Linear Algebra and rank problem.

[georgeh]

I have the following problem which I can't figure out.

Let A = [a_11,a_12;a_13; a_21; a_22; a_23;]
Show that A has rank 2 if and only if one or more of the determinants

| a_11,_a_12; a_21,a_22| , |a_11,a_13;a_21,a_23|,|a_12,a_13;a_22,a_23|
I know its a 2x3 matrix..which the det. wouldn't apply since it is not square. Not sure how to proceede

 

[HallsofIvy]

You might start by stating the problem correctly

"Show that A has rank 2 if and only if one or more of the determinants
| a_11,_a_12; a_21,a_22| , |a_11,a_13;a_21,a_23|,|a_12,a_13;a_22,a_23|" is what?? What is supposed to be true about them?

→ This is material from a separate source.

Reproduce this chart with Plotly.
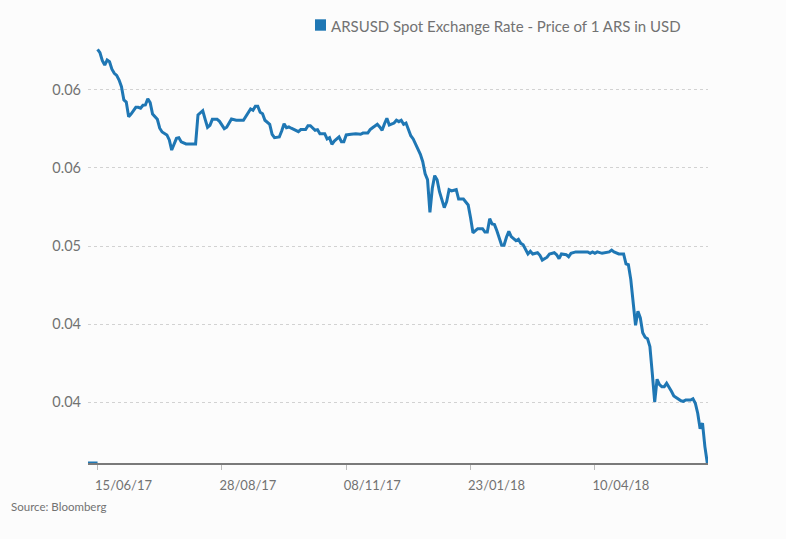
import plotly.graph_objects as go

# ---- data ----
series_name = "ARSUSD Spot Exchange Rate - Price of 1 ARS in USD"
source_text = "Source: Bloomberg"

# trading-day number since 15/06/17 and the rate on that day
days = [0, 1, 2, 3, 4, 5, 6, 7, 8, 9, 10, 11, 12, 13, 14, 16, 17, 18, 19, 20,
        21, 22, 23, 25, 26, 27, 29, 30, 31, 32, 33, 34, 35, 37, 41, 42, 44, 45, 46, 47,
        48, 50, 51, 53, 54, 56, 58, 61, 63, 64, 65, 66, 67, 68, 69, 70, 72, 73, 74, 76,
        77, 78, 79, 80, 81, 82, 84, 85, 87, 88, 89, 91, 92, 93, 95, 96, 97, 98, 99, 101,
        102, 103, 104, 106, 108, 110, 111, 113, 114, 115, 117, 118, 119, 120, 121, 122, 124, 125, 126, 127,
        128, 129, 130, 131, 132, 133, 135, 136, 137, 138, 139, 140, 141, 142, 143, 145, 146, 147, 148, 150,
        151, 153, 155, 156, 157, 159, 161, 162, 163, 164, 165, 166, 167, 169, 170, 171, 172, 173, 175, 176,
        177, 178, 179, 180, 181, 182, 184, 185, 186, 188, 189, 191, 192, 193, 194, 196, 197, 198, 200, 202,
        205, 206, 207, 208, 209, 211, 213, 214, 215, 216, 218, 220, 221, 222, 223, 224, 225, 226, 227, 228,
        229, 230, 231, 232, 233, 234, 235, 236, 237, 238, 239, 240, 241, 243, 244, 245, 246, 248, 249, 250,
        251, 252, 253, 254, 255]
rates = [0.06261, 0.06239, 0.06188, 0.06160, 0.06192, 0.06181, 0.06133, 0.06107, 0.06094, 0.06064,
         0.06021, 0.05936, 0.05923, 0.05829, 0.05846, 0.05889, 0.05889, 0.05883, 0.05902, 0.05904,
         0.05944, 0.05919, 0.05846, 0.05812, 0.05755, 0.05731, 0.05712, 0.05680, 0.05615, 0.05658,
         0.05690, 0.05694, 0.05667, 0.05654, 0.05654, 0.05840, 0.05867, 0.05812, 0.05761, 0.05774,
         0.05812, 0.05812, 0.05799, 0.05752, 0.05761, 0.05814, 0.05806, 0.05806, 0.05857, 0.05878,
         0.05870, 0.05896, 0.05896, 0.05857, 0.05848, 0.05806, 0.05780, 0.05716, 0.05694, 0.05699,
         0.05737, 0.05784, 0.05758, 0.05763, 0.05755, 0.05746, 0.05733, 0.05746, 0.05746, 0.05771,
         0.05771, 0.05742, 0.05746, 0.05720, 0.05720, 0.05686, 0.05694, 0.05652, 0.05673, 0.05699,
         0.05669, 0.05669, 0.05712, 0.05716, 0.05720, 0.05716, 0.05724, 0.05724, 0.05746, 0.05758,
         0.05780, 0.05763, 0.05742, 0.05784, 0.05819, 0.05776, 0.05788, 0.05806, 0.05797, 0.05806,
         0.05780, 0.05788, 0.05746, 0.05707, 0.05686, 0.05652, 0.05588, 0.05540, 0.05463, 0.05425,
         0.05216, 0.05370, 0.05451, 0.05425, 0.05348, 0.05246, 0.05284, 0.05361, 0.05353, 0.05361,
         0.05301, 0.05301, 0.05263, 0.05181, 0.05085, 0.05111, 0.05111, 0.05090, 0.05090, 0.05175,
         0.05141, 0.05137, 0.05098, 0.05005, 0.05005, 0.05056, 0.05094, 0.05060, 0.05034, 0.05043,
         0.05017, 0.05008, 0.04974, 0.04949, 0.04966, 0.04949, 0.04957, 0.04940, 0.04910, 0.04928,
         0.04949, 0.04957, 0.04944, 0.04919, 0.04949, 0.04944, 0.04931, 0.04953, 0.04962, 0.04962,
         0.04962, 0.04953, 0.04962, 0.04953, 0.04962, 0.04953, 0.04957, 0.04962, 0.04974, 0.04962,
         0.04949, 0.04949, 0.04885, 0.04880, 0.04786, 0.04633, 0.04492, 0.04581, 0.04539, 0.04444,
         0.04415, 0.04406, 0.04355, 0.04184, 0.04000, 0.04146, 0.04111, 0.04098, 0.04098, 0.04120,
         0.04098, 0.04069, 0.04039, 0.04017, 0.04008, 0.04004, 0.04013, 0.04013, 0.04021, 0.03992,
         0.03928, 0.03829, 0.03865, 0.03714, 0.03609]

# short stub drawn on the baseline before the first observation
stub_days = [-4, 0]
stub_rates = [0.03609, 0.03609]

x_tick_days = [0, 52, 104, 156, 208]
x_tick_labels = ["15/06/17", "28/08/17", "08/11/17", "23/01/18", "10/04/18"]
y_tick_vals = [0.040, 0.045, 0.050, 0.055, 0.060]
y_tick_labels = ["0.04", "0.04", "0.05", "0.06", "0.06"]

# ---- style ----
BLUE = "#1f77b4"
GREY_TXT = "#727272"
FONT = "Lato"
BG = "#fcfcfc"

fig = go.Figure()
fig.add_trace(go.Scatter(x=stub_days, y=stub_rates, mode="lines",
                         line=dict(color=BLUE, width=3), showlegend=False,
                         hoverinfo="skip"))
fig.add_trace(go.Scatter(x=days, y=rates, mode="lines", name=series_name,
                         line=dict(color=BLUE, width=3), showlegend=False))

fig.update_layout(
    width=786, height=539,
    margin=dict(l=88, r=78, t=45, b=76, pad=0),
    paper_bgcolor=BG, plot_bgcolor=BG,
    font=dict(family=FONT, color=GREY_TXT),
    showlegend=False,
)

fig.update_xaxes(
    range=[-4, 255.3],
    tickmode="array", tickvals=x_tick_days, ticktext=x_tick_labels,
    ticks="outside", ticklen=5, tickwidth=1, tickcolor="#bbbbbb",
    tickfont=dict(size=13, color=GREY_TXT, family=FONT),
    ticklabelshift=26, ticklabelstandoff=4,
    showline=True, linecolor="#7a7a7a", linewidth=2,
    showgrid=False, zeroline=False,
)
fig.update_yaxes(
    range=[0.03609, 0.062884],
    tickmode="array", tickvals=y_tick_vals, ticktext=y_tick_labels,
    ticks="", tickfont=dict(size=14.5, color=GREY_TXT, family=FONT),
    ticklabelstandoff=6,
    showgrid=True, gridcolor="#d2d2d2", gridwidth=1, griddash="dot",
    showline=False, zeroline=False,
)

# legend-like key above the plot
fig.add_shape(type="rect", xref="paper", yref="paper",
              x0=(315 - 88) / 620, x1=(326 - 88) / 620,
              y0=(463 - 30.7) / 418, y1=(463 - 19.3) / 418,
              fillcolor=BLUE, line=dict(width=0))
fig.add_annotation(text=series_name, xref="paper", yref="paper",
                   x=(329 - 88) / 620, y=(463 - 25.5) / 418,
                   xanchor="left", yanchor="middle", showarrow=False,
                   font=dict(size=15, color=GREY_TXT, family=FONT))
fig.add_annotation(text=source_text, xref="paper", yref="paper",
                   x=(9 - 88) / 620, y=(463 - 506.5) / 418,
                   xanchor="left", yanchor="middle", showarrow=False,
                   font=dict(size=11.5, color=GREY_TXT, family=FONT))

fig.write_html("out.html", config={"displayModeBar": False},
               post_script="document.body.style.margin='0px';")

"I know its a 2x3 matrix..which the det. wouldn't apply since it is not square."
That's irrelevant- the problem doesn't say anything about the determinant of A (which doesn't exist) only the determinants of those 2 by 2 subsets.

 

[georgeh]

You might start by stating the problem correctly

"Show that A has rank 2 if and only if one or more of the determinants
| a_11,_a_12; a_21,a_22| , |a_11,a_13;a_21,a_23|,|a_12,a_13;a_22,a_23|" is what?? What is supposed to be true about them?
the det is not equal to zero..
"I know its a 2x3 matrix..which the det. wouldn't apply since it is not square."
That's irrelevant- the problem doesn't say anything about the determinant of A (which doesn't exist) only the determinants of those 2 by 2 subsets.

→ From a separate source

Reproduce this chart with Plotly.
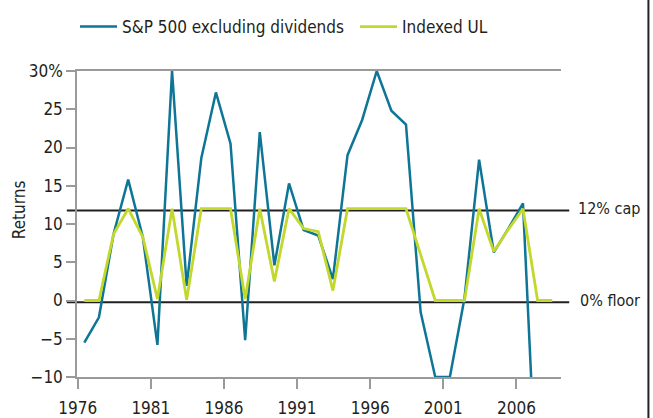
import plotly.graph_objects as go

years = list(range(1976, 2009))
sp500 = [-5.5, -2.2, 8.7, 15.8, 8.3, -5.8, 30.0, 1.9, 18.6, 27.2, 20.5, -5.2, 22.0,
         4.6, 15.3, 9.2, 8.5, 2.8, 19.0, 23.6, 30.0, 24.8, 23.0, -1.5, -10.0, -10.0,
         0.3, 18.4, 6.3, 9.4, 12.7, -28.0]
indexed_ul = [0.0, 0.0, 8.7, 12.0, 8.3, 0.2, 12.0, 0.1, 12.0, 12.0, 12.0, 0.2, 12.0,
              2.5, 12.0, 9.4, 9.0, 1.3, 12.0, 12.0, 12.0, 12.0, 12.0, 6.0, 0.0, 0.0,
              0.0, 12.0, 6.4, 9.3, 12.0, 0.0, 0.0]
tick_years = [1976, 1981, 1986, 1991, 1996, 2001, 2006]
y_ticks = [-10, -5, 0, 5, 10, 15, 20, 25, 30]
y_ticktext = ["\u221210", "\u22125", "0", "5", "10", "15", "20", "25", "30%"]
cap, floor = 12, 0

FONT = "DejaVu Sans Condensed, Liberation Sans Narrow, sans-serif"
FS = 17
TXT = "#231f20"
BLUE = "#0f7597"
GREEN = "#c2d82c"
GRAY = "#9a9a9a"

mid = 0.45  # points plotted mid-year
fig = go.Figure()
fig.add_trace(go.Scatter(x=[y + mid for y in years[:len(sp500)]], y=sp500, mode="lines",
                         name="S&P 500 excluding dividends", legend="legend",
                         line=dict(color=BLUE, width=2.5)))
fig.add_trace(go.Scatter(x=[y + mid for y in years[:len(indexed_ul)]], y=indexed_ul, mode="lines",
                         name="Indexed UL", legend="legend2",
                         line=dict(color=GREEN, width=2.8)))

for lvl in (cap, floor):
    fig.add_shape(type="line", xref="paper", yref="y", x0=-0.021, x1=1.017,
                  ysizemode="pixel", yanchor=lvl, y0=-1.8, y1=-1.8,
                  line=dict(color=TXT, width=2), layer="below")

fig.add_annotation(x=1.031, y=cap, xref="paper", yref="y", text="12% cap", showarrow=False,
                   xanchor="left", yanchor="middle", font=dict(family=FONT, size=16, color=TXT))
fig.add_annotation(x=1.036, y=floor, xref="paper", yref="y", text="0% floor", showarrow=False,
                   xanchor="left", yanchor="middle", font=dict(family=FONT, size=16, color=TXT))
fig.add_annotation(x=-0.12, y=0.548, xref="paper", yref="paper", text="Returns", showarrow=False,
                   textangle=-90, xanchor="center", yanchor="middle",
                   font=dict(family=FONT, size=FS, color=TXT))
# page border line on the right
fig.add_shape(type="line", xref="paper", yref="paper", x0=1.1806, x1=1.1806, y0=-0.2, y1=1.3,
              line=dict(color="#222222", width=2))

legend_common = dict(orientation="h", xref="container", yref="container",
                     xanchor="left", y=1 - 27 / 418, yanchor="middle",
                     font=dict(family=FONT, size=FS, color=TXT), itemwidth=37,
                     bgcolor="rgba(0,0,0,0)")

fig.update_layout(
    width=653, height=418,
    margin=dict(l=77, r=92, t=71, b=41, autoexpand=False),
    paper_bgcolor="white", plot_bgcolor="white",
    font=dict(family=FONT, size=FS, color=TXT),
    showlegend=True,
    legend=dict(x=75 / 653, **legend_common),
    legend2=dict(x=355 / 653, **legend_common),
    xaxis=dict(range=[1975.95, 2009.05], tickvals=tick_years,
               ticktext=[str(t) for t in tick_years],
               showgrid=False, zeroline=False, showline=True, mirror=True,
               linecolor=GRAY, linewidth=1.5, ticks="outside", ticklen=10,
               tickcolor=GRAY, tickwidth=1.5, ticklabelstandoff=5,
               tickfont=dict(family=FONT, size=FS, color=TXT)),
    yaxis=dict(range=[-10, 30], tickvals=y_ticks, ticktext=y_ticktext,
               showgrid=False, zeroline=False, showline=True,
               linecolor=GRAY, linewidth=1.5, ticks="outside", ticklen=9,
               tickcolor=GRAY, tickwidth=1.5,
               tickfont=dict(family=FONT, size=FS, color=TXT)),
)

fig.write_html("out.html", config={"displayModeBar": False},
               post_script="document.body.style.margin='0';")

Yeah i states how they had it though. sorry.
they said.. the det != 0

 

[HallsofIvy]

Okay, now that we have that straightened out, exactly what is your definition of "rank"? What do you get if you "row reduce" A?

 

[georgeh]

the rank is the dimensions of the row space and column space of a matrix.
So when we do r-r-e, wherever we get leading ones, that is the rank #.